Cette quête l’obsède, se fait sentir dans tous ses écrits, se lit en filigrane ou s’exprime au milieu d’une histoire, d’un conte. Dans Polyphonte, en 2018 : "Polyphonte, issue du sang d'Arès, dieu de la guerre et des larmes, est de celle qui s'ouvre à la nature : libérée des contraintes inhérentes à la condition des femmes, elle refuse, à jamais, la soumission aux impérieux désirs des hommes." Elle le dit en silence et sur la pointe des pieds, en 2021 : "Les mots s’égrènent sur la page/on dirait les restes d’un papillon/écrasé/sur le bitume. […] Je te déteste de ne pas être là/quand je m’enfonce/dans ma nuit noire et longue." Seulement, pour dire vraiment, entièrement, la place des femmes, comment la femme existe et s’affirme par rapport à l’homme, comment elle est fille puis femme, comment elle vit la maternité, la maladie, la guerre, pleure, aime, rit…
il lui fallait partir en Exopotamie
Le nom de cette contrée désertique imaginée par Boris Vian dans son roman L’Automne à Pékin est repris par une maison d’édition sise dans les Pyrénées-atlantiques.
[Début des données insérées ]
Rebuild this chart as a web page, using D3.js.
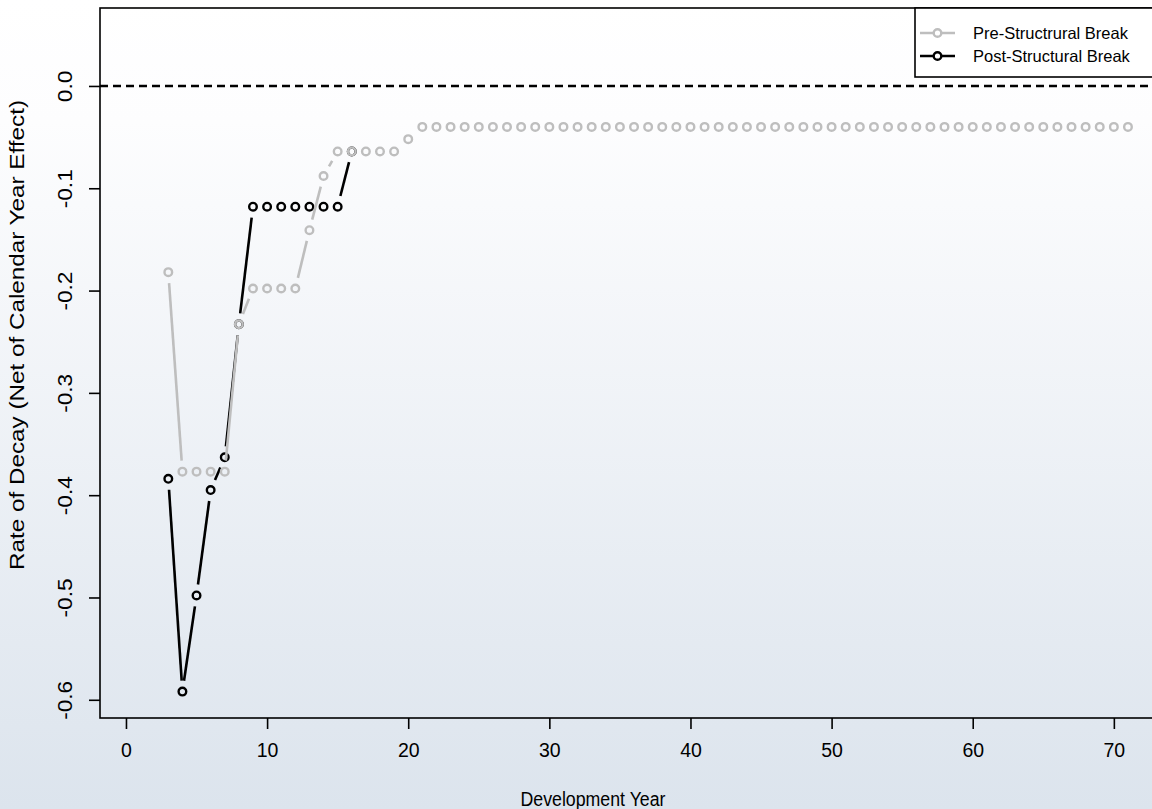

Mélanie, sa directrice, s’en explique : "Assez vite, j’ai eu l’idée d’utiliser le nom d’un lieu fictif pour illustrer ce que je visualisais comme un territoire qui puisse incarner la notion de terre promise, sorte de paysage idéal où, comme dans tout idéal, rien ne demeure figé ni rationnel. […] Je suis passée par pas mal d’étapes avant de me souvenir de ce lieu découvert durant mon adolescence dans un livre de Boris Vian, L’Automne à Pékin, et qui correspondait à un désert : celui d’Exopotamie. Lorsque j’ai fait des recherches et que j’ai découvert son étymologie ('exo' : hors de, et 'potamie'/'potamós' : fleuve ou rivière) et qu’il n’existait nulle part sur nos cartes, j’ai décidé de l’adopter pour ma maison, […] une maison qui ne soit pas un bloc rigide et fermé mais plutôt un espace ouvert et mouvant, à l’écart, à contre-courant, inscrite dans un mouvement comme celui de la poésie qui est tout sauf naturel pour la plupart des gens."3
1 Source : www.launionregional.com.ar/wordpress/diego-arrascaeta-por-la-presencia-companera
2 Toutes les citations isolées au centre du texte sont issues du livre Le Sang des filles.